- Given request
Would you repeat the listing exactly but omit every picture?

- Source data
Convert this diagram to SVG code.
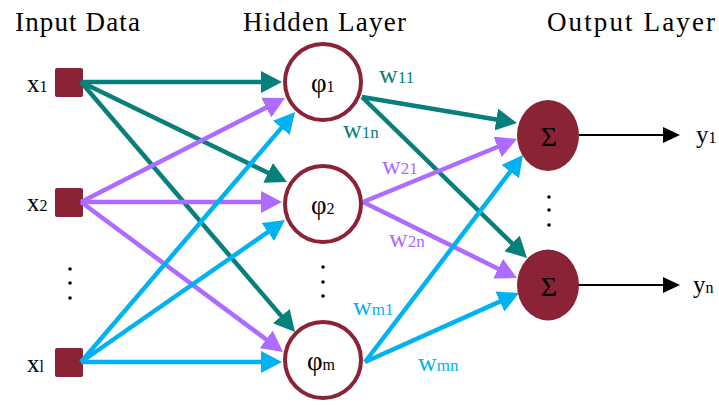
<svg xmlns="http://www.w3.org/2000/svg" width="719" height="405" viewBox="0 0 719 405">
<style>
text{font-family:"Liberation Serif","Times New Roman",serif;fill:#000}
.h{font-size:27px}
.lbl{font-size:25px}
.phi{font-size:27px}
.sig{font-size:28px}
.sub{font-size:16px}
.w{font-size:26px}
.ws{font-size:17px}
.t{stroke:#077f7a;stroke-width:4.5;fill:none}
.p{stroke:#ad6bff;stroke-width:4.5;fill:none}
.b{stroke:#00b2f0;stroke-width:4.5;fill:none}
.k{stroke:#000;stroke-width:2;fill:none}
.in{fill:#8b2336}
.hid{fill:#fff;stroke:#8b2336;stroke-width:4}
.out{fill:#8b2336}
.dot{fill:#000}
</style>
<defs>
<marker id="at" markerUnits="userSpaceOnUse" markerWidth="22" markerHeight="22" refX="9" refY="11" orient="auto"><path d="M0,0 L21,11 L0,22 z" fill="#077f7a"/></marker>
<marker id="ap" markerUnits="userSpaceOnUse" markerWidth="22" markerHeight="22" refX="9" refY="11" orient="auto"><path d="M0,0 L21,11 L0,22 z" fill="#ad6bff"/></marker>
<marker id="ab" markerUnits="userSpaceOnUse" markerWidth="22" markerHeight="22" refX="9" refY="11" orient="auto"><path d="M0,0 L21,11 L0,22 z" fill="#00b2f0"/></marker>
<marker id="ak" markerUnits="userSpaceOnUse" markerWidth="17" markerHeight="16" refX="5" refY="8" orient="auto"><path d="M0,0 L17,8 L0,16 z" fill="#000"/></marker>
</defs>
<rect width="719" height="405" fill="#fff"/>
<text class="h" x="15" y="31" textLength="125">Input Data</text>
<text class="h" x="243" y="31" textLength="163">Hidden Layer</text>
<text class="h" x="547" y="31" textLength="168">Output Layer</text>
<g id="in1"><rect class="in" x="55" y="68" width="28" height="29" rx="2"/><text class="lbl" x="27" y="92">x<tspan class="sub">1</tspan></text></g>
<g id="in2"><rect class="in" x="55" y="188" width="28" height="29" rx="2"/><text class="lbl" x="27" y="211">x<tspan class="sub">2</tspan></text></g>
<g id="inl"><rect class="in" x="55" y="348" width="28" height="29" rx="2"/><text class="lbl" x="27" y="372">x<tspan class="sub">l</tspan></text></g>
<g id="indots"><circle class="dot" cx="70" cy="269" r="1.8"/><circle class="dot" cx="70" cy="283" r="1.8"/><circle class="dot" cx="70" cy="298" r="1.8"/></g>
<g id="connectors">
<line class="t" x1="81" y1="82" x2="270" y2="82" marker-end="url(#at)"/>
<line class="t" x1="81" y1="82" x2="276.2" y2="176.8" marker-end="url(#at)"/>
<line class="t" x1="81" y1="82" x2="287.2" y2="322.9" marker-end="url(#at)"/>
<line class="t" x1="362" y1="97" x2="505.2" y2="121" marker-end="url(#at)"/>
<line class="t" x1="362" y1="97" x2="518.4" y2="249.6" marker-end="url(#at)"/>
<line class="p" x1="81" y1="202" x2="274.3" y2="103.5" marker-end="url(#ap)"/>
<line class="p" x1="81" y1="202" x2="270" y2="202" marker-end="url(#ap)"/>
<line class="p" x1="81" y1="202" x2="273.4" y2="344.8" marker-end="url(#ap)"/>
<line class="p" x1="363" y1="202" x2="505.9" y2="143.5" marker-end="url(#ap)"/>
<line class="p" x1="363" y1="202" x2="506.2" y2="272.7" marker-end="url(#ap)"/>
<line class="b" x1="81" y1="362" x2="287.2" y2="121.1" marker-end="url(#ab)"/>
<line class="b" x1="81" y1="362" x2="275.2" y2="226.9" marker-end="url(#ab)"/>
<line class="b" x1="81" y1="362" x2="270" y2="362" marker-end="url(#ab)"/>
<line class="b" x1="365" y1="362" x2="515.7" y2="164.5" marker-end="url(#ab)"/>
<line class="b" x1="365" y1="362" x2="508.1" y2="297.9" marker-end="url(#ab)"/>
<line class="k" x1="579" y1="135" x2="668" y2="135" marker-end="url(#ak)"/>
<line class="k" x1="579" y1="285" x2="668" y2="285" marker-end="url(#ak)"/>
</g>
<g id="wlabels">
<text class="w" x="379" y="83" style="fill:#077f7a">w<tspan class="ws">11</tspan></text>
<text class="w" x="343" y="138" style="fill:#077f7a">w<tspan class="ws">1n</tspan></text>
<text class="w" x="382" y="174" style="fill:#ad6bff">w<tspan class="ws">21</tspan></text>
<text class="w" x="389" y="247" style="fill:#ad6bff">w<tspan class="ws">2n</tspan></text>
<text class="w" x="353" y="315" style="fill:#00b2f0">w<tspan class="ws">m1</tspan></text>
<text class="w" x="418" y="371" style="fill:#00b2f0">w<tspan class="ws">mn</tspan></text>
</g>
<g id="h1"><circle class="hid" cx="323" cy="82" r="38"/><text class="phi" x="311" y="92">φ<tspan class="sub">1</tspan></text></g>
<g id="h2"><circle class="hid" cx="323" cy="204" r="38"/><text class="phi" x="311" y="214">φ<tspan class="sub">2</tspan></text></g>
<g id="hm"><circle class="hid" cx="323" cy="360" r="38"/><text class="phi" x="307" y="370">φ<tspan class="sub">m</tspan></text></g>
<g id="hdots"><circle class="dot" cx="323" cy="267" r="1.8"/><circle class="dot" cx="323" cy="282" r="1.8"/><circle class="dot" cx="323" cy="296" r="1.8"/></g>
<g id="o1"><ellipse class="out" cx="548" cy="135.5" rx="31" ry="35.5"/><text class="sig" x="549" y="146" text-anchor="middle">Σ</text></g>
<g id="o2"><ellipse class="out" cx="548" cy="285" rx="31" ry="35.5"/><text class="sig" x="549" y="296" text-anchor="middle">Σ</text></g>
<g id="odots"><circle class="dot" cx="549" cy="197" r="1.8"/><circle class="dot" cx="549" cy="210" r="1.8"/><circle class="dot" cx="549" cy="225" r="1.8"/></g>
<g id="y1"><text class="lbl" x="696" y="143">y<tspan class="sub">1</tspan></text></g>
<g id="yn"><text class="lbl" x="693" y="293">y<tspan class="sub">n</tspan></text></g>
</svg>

- Solution to this exercise
Convert this diagram to SVG code.
<svg xmlns="http://www.w3.org/2000/svg" width="719" height="405" viewBox="0 0 719 405">
<style>
text{font-family:"Liberation Serif","Times New Roman",serif;fill:#000}
.h{font-size:27px}
.lbl{font-size:25px}
.phi{font-size:27px}
.sig{font-size:28px}
.sub{font-size:16px}
.w{font-size:26px}
.ws{font-size:17px}
.t{stroke:#077f7a;stroke-width:4.5;fill:none}
.p{stroke:#ad6bff;stroke-width:4.5;fill:none}
.b{stroke:#00b2f0;stroke-width:4.5;fill:none}
.k{stroke:#000;stroke-width:2;fill:none}
.in{fill:#8b2336}
.hid{fill:#fff;stroke:#8b2336;stroke-width:4}
.out{fill:#8b2336}
.dot{fill:#000}
</style>
<defs>
<marker id="at" markerUnits="userSpaceOnUse" markerWidth="22" markerHeight="22" refX="9" refY="11" orient="auto"><path d="M0,0 L21,11 L0,22 z" fill="#077f7a"/></marker>
<marker id="ap" markerUnits="userSpaceOnUse" markerWidth="22" markerHeight="22" refX="9" refY="11" orient="auto"><path d="M0,0 L21,11 L0,22 z" fill="#ad6bff"/></marker>
<marker id="ab" markerUnits="userSpaceOnUse" markerWidth="22" markerHeight="22" refX="9" refY="11" orient="auto"><path d="M0,0 L21,11 L0,22 z" fill="#00b2f0"/></marker>
<marker id="ak" markerUnits="userSpaceOnUse" markerWidth="17" markerHeight="16" refX="5" refY="8" orient="auto"><path d="M0,0 L17,8 L0,16 z" fill="#000"/></marker>
</defs>
<rect width="719" height="405" fill="#fff"/>
<text class="h" x="15" y="31" textLength="125">Input Data</text>
<text class="h" x="243" y="31" textLength="163">Hidden Layer</text>
<text class="h" x="547" y="31" textLength="168">Output Layer</text>
<g id="in1"><rect class="in" x="55" y="68" width="28" height="29" rx="2"/><text class="lbl" x="27" y="92">x<tspan class="sub">1</tspan></text></g>
<g id="in2"><rect class="in" x="55" y="188" width="28" height="29" rx="2"/><text class="lbl" x="27" y="211">x<tspan class="sub">2</tspan></text></g>
<g id="inl"><rect class="in" x="55" y="348" width="28" height="29" rx="2"/><text class="lbl" x="27" y="372">x<tspan class="sub">l</tspan></text></g>
<g id="indots"><circle class="dot" cx="70" cy="269" r="1.8"/><circle class="dot" cx="70" cy="283" r="1.8"/><circle class="dot" cx="70" cy="298" r="1.8"/></g>
<g id="connectors">
<line class="t" x1="81" y1="82" x2="270" y2="82" marker-end="url(#at)"/>
<line class="t" x1="81" y1="82" x2="276.2" y2="176.8" marker-end="url(#at)"/>
<line class="t" x1="81" y1="82" x2="287.2" y2="322.9" marker-end="url(#at)"/>
<line class="t" x1="362" y1="97" x2="505.2" y2="121" marker-end="url(#at)"/>
<line class="t" x1="362" y1="97" x2="518.4" y2="249.6" marker-end="url(#at)"/>
<line class="p" x1="81" y1="202" x2="274.3" y2="103.5" marker-end="url(#ap)"/>
<line class="p" x1="81" y1="202" x2="270" y2="202" marker-end="url(#ap)"/>
<line class="p" x1="81" y1="202" x2="273.4" y2="344.8" marker-end="url(#ap)"/>
<line class="p" x1="363" y1="202" x2="505.9" y2="143.5" marker-end="url(#ap)"/>
<line class="p" x1="363" y1="202" x2="506.2" y2="272.7" marker-end="url(#ap)"/>
<line class="b" x1="81" y1="362" x2="287.2" y2="121.1" marker-end="url(#ab)"/>
<line class="b" x1="81" y1="362" x2="275.2" y2="226.9" marker-end="url(#ab)"/>
<line class="b" x1="81" y1="362" x2="270" y2="362" marker-end="url(#ab)"/>
<line class="b" x1="365" y1="362" x2="515.7" y2="164.5" marker-end="url(#ab)"/>
<line class="b" x1="365" y1="362" x2="508.1" y2="297.9" marker-end="url(#ab)"/>
<line class="k" x1="579" y1="135" x2="668" y2="135" marker-end="url(#ak)"/>
<line class="k" x1="579" y1="285" x2="668" y2="285" marker-end="url(#ak)"/>
</g>
<g id="wlabels">
<text class="w" x="379" y="83" style="fill:#077f7a">w<tspan class="ws">11</tspan></text>
<text class="w" x="343" y="138" style="fill:#077f7a">w<tspan class="ws">1n</tspan></text>
<text class="w" x="382" y="174" style="fill:#ad6bff">w<tspan class="ws">21</tspan></text>
<text class="w" x="389" y="247" style="fill:#ad6bff">w<tspan class="ws">2n</tspan></text>
<text class="w" x="353" y="315" style="fill:#00b2f0">w<tspan class="ws">m1</tspan></text>
<text class="w" x="418" y="371" style="fill:#00b2f0">w<tspan class="ws">mn</tspan></text>
</g>
<g id="h1"><circle class="hid" cx="323" cy="82" r="38"/><text class="phi" x="311" y="92">φ<tspan class="sub">1</tspan></text></g>
<g id="h2"><circle class="hid" cx="323" cy="204" r="38"/><text class="phi" x="311" y="214">φ<tspan class="sub">2</tspan></text></g>
<g id="hm"><circle class="hid" cx="323" cy="360" r="38"/><text class="phi" x="307" y="370">φ<tspan class="sub">m</tspan></text></g>
<g id="hdots"><circle class="dot" cx="323" cy="267" r="1.8"/><circle class="dot" cx="323" cy="282" r="1.8"/><circle class="dot" cx="323" cy="296" r="1.8"/></g>
<g id="o1"><ellipse class="out" cx="548" cy="135.5" rx="31" ry="35.5"/><text class="sig" x="549" y="146" text-anchor="middle">Σ</text></g>
<g id="o2"><ellipse class="out" cx="548" cy="285" rx="31" ry="35.5"/><text class="sig" x="549" y="296" text-anchor="middle">Σ</text></g>
<g id="odots"><circle class="dot" cx="549" cy="197" r="1.8"/><circle class="dot" cx="549" cy="210" r="1.8"/><circle class="dot" cx="549" cy="225" r="1.8"/></g>
<g id="y1"><text class="lbl" x="696" y="143">y<tspan class="sub">1</tspan></text></g>
<g id="yn"><text class="lbl" x="693" y="293">y<tspan class="sub">n</tspan></text></g>
</svg>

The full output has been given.